__DIRECTIONS__.
Find the string "LaTeX" in the records. Copy every line it appears in.
########
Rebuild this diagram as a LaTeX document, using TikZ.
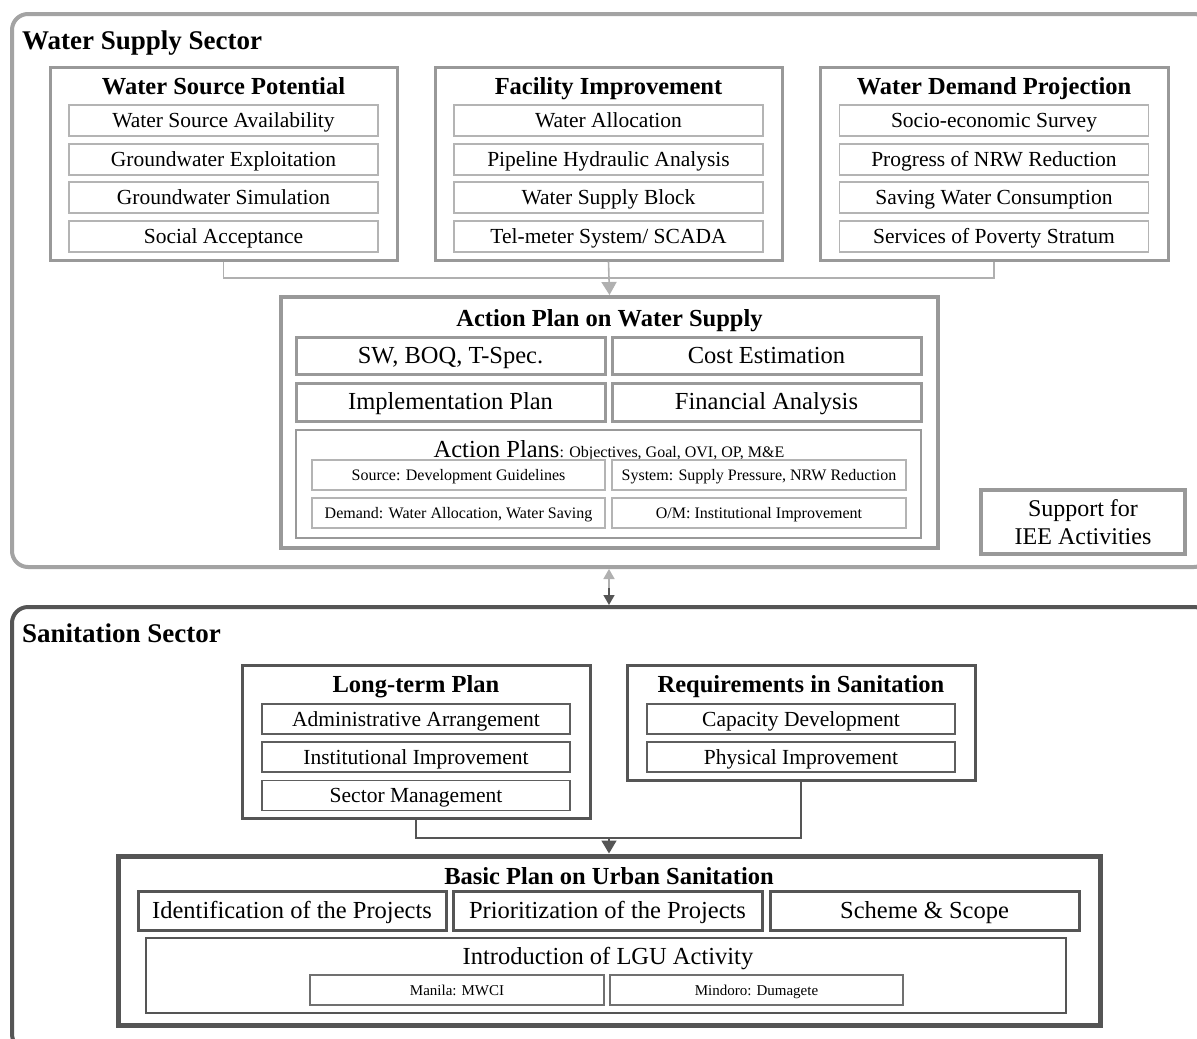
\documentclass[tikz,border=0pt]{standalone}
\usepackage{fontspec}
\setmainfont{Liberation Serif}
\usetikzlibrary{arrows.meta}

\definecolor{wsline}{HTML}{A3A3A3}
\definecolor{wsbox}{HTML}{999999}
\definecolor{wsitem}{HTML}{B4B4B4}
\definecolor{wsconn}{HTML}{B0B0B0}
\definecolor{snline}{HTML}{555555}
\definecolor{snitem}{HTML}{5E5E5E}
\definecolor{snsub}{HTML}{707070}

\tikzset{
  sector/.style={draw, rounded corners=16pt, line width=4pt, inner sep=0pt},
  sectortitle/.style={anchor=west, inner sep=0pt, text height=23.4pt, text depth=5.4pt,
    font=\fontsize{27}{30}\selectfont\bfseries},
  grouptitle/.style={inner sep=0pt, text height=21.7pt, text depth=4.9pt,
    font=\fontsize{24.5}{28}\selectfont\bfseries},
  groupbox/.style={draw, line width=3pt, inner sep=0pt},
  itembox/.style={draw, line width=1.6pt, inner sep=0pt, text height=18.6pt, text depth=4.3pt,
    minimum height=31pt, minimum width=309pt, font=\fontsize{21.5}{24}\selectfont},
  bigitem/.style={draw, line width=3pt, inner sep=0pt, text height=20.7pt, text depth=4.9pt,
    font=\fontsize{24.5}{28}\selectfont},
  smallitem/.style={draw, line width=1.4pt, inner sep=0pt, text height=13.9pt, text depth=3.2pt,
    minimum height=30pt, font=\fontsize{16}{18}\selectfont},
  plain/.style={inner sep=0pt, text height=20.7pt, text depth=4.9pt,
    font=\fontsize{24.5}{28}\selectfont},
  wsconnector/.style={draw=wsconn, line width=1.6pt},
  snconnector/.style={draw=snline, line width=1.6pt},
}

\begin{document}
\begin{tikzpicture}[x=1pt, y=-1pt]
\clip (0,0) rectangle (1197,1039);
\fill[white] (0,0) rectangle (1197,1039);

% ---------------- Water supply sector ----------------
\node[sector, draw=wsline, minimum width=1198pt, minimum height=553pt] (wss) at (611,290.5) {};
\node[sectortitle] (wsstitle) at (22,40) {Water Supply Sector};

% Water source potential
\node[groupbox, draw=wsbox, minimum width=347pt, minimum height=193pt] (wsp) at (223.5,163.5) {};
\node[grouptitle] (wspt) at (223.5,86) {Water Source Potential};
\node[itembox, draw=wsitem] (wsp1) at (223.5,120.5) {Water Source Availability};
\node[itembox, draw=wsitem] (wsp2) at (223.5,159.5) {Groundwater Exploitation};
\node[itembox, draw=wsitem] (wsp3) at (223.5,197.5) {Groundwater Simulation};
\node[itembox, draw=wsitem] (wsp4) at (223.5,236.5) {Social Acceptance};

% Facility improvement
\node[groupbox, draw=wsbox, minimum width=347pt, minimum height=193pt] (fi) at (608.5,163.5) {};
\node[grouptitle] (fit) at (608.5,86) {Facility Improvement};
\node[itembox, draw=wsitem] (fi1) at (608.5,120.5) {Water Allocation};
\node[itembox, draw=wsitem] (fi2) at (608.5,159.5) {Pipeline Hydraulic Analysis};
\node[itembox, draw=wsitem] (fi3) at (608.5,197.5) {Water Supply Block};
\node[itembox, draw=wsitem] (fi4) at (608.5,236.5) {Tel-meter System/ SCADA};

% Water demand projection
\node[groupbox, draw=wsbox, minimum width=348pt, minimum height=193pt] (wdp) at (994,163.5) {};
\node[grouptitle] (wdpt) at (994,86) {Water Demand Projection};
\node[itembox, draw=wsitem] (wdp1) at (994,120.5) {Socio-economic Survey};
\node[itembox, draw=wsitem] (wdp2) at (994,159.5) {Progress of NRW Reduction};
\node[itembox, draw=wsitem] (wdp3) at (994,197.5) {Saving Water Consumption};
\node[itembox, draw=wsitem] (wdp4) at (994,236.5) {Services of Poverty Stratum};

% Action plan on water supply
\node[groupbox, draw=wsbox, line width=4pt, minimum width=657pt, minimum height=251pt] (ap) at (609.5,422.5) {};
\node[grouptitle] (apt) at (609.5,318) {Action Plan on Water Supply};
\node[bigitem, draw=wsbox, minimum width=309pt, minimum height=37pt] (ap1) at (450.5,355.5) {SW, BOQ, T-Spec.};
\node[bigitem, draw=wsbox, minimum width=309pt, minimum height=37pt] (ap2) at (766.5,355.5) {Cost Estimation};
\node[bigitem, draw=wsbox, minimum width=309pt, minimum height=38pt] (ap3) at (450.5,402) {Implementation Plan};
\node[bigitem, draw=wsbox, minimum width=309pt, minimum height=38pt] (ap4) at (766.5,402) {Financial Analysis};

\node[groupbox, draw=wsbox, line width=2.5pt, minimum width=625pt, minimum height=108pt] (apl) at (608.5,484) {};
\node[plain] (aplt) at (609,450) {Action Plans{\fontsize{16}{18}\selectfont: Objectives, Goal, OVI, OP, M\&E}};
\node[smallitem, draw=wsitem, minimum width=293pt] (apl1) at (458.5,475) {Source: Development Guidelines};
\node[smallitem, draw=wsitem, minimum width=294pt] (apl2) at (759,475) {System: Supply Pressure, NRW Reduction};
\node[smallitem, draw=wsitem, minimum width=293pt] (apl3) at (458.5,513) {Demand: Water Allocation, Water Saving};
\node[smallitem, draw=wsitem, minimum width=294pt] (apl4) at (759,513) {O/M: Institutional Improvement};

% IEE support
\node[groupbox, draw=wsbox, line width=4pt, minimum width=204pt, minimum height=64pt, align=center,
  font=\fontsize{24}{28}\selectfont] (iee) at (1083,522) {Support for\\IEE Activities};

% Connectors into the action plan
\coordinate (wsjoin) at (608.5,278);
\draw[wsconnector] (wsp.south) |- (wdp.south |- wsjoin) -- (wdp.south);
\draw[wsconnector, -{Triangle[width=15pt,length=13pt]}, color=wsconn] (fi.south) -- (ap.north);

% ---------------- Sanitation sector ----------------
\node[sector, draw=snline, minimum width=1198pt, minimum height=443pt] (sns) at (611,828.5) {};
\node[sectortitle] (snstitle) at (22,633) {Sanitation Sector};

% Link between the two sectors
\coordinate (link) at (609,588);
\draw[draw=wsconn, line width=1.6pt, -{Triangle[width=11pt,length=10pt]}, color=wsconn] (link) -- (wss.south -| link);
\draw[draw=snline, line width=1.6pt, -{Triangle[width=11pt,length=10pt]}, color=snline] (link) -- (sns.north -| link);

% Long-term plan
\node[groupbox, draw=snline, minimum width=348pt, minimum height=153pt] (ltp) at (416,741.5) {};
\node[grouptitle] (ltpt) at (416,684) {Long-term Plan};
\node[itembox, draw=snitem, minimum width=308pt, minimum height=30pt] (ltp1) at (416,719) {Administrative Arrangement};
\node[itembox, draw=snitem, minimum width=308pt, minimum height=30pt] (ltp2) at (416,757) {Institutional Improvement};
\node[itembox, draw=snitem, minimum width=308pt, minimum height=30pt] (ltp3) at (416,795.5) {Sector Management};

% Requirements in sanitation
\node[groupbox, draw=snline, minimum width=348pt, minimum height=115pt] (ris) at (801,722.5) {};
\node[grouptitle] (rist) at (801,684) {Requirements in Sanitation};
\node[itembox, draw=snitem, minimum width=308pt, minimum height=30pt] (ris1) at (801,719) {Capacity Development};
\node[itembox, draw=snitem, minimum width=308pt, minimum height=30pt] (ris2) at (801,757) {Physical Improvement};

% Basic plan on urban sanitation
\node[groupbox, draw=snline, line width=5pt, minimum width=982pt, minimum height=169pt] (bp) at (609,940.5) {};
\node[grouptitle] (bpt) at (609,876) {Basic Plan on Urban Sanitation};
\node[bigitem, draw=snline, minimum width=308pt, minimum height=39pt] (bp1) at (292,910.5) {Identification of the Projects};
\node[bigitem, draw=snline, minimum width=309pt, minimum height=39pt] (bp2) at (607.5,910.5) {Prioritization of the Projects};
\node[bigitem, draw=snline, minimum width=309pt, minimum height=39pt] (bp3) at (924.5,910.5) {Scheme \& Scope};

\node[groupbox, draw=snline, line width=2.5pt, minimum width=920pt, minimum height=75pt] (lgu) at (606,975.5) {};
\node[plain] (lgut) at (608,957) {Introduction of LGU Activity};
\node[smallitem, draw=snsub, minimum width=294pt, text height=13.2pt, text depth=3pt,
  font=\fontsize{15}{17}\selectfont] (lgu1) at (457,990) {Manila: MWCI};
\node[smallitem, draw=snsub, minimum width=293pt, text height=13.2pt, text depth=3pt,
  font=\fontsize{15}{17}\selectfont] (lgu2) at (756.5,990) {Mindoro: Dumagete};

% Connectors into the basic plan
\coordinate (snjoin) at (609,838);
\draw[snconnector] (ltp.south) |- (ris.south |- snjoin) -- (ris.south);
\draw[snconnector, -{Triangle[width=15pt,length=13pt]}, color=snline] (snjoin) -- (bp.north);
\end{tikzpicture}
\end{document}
########
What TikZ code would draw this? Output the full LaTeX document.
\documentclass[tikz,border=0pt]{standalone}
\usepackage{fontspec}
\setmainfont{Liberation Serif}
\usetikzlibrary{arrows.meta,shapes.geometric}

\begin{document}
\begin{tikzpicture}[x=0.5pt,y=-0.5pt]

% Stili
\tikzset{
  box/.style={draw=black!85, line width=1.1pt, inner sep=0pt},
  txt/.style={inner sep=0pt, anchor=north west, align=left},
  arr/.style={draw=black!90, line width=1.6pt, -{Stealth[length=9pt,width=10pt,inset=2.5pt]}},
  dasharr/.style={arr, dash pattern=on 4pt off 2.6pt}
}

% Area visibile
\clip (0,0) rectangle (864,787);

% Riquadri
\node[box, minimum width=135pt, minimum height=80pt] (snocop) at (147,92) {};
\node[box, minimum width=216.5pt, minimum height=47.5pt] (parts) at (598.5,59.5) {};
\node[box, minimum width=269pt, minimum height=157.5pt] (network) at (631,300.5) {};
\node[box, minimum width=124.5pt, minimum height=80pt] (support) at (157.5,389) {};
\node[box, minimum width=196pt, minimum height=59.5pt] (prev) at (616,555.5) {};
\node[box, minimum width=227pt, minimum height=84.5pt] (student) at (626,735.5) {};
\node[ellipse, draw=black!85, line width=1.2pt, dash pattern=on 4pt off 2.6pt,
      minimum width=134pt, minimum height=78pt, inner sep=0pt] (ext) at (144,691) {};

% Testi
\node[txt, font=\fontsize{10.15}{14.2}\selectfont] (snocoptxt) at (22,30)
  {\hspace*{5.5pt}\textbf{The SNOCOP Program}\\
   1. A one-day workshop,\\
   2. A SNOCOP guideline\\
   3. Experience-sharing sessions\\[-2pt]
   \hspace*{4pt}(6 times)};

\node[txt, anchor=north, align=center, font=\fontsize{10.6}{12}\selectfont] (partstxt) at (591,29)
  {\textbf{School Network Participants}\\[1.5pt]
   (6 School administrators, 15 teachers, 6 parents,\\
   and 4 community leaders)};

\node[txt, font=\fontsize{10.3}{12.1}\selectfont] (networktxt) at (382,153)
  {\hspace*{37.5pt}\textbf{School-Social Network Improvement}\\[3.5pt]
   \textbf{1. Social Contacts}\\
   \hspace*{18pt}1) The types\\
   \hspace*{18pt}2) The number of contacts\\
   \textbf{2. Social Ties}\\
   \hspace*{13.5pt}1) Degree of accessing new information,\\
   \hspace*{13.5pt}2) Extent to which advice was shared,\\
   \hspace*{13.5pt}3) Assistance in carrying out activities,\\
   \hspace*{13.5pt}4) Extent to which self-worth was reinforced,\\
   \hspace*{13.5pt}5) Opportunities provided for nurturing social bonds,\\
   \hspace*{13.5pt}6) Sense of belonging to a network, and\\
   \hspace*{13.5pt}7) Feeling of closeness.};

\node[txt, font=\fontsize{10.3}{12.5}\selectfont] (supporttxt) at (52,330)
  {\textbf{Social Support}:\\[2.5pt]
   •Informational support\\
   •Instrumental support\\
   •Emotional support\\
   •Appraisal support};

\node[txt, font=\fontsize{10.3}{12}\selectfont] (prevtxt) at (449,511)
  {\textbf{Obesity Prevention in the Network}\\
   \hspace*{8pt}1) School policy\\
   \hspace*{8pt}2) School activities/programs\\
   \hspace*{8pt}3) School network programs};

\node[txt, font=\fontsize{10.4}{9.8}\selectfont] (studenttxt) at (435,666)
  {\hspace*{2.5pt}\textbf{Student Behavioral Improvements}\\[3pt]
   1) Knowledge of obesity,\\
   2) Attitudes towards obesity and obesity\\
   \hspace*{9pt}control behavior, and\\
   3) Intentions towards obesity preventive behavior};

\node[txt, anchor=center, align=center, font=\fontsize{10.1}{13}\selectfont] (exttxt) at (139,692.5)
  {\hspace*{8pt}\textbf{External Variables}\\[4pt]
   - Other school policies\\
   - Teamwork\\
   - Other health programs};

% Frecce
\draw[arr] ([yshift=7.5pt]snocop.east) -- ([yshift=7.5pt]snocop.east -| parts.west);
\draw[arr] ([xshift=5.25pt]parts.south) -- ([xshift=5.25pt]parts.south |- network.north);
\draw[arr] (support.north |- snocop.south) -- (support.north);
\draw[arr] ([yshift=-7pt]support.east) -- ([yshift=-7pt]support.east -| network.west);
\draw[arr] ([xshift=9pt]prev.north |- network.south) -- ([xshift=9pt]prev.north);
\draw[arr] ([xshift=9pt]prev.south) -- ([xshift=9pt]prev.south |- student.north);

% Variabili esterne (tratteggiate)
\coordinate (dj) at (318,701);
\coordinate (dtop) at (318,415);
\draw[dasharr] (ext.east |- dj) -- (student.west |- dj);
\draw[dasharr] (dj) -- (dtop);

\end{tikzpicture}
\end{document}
########
__FINAL ANSWER__.
Rebuild this diagram as a LaTeX document, using TikZ.
What TikZ code would draw this? Output the full LaTeX document.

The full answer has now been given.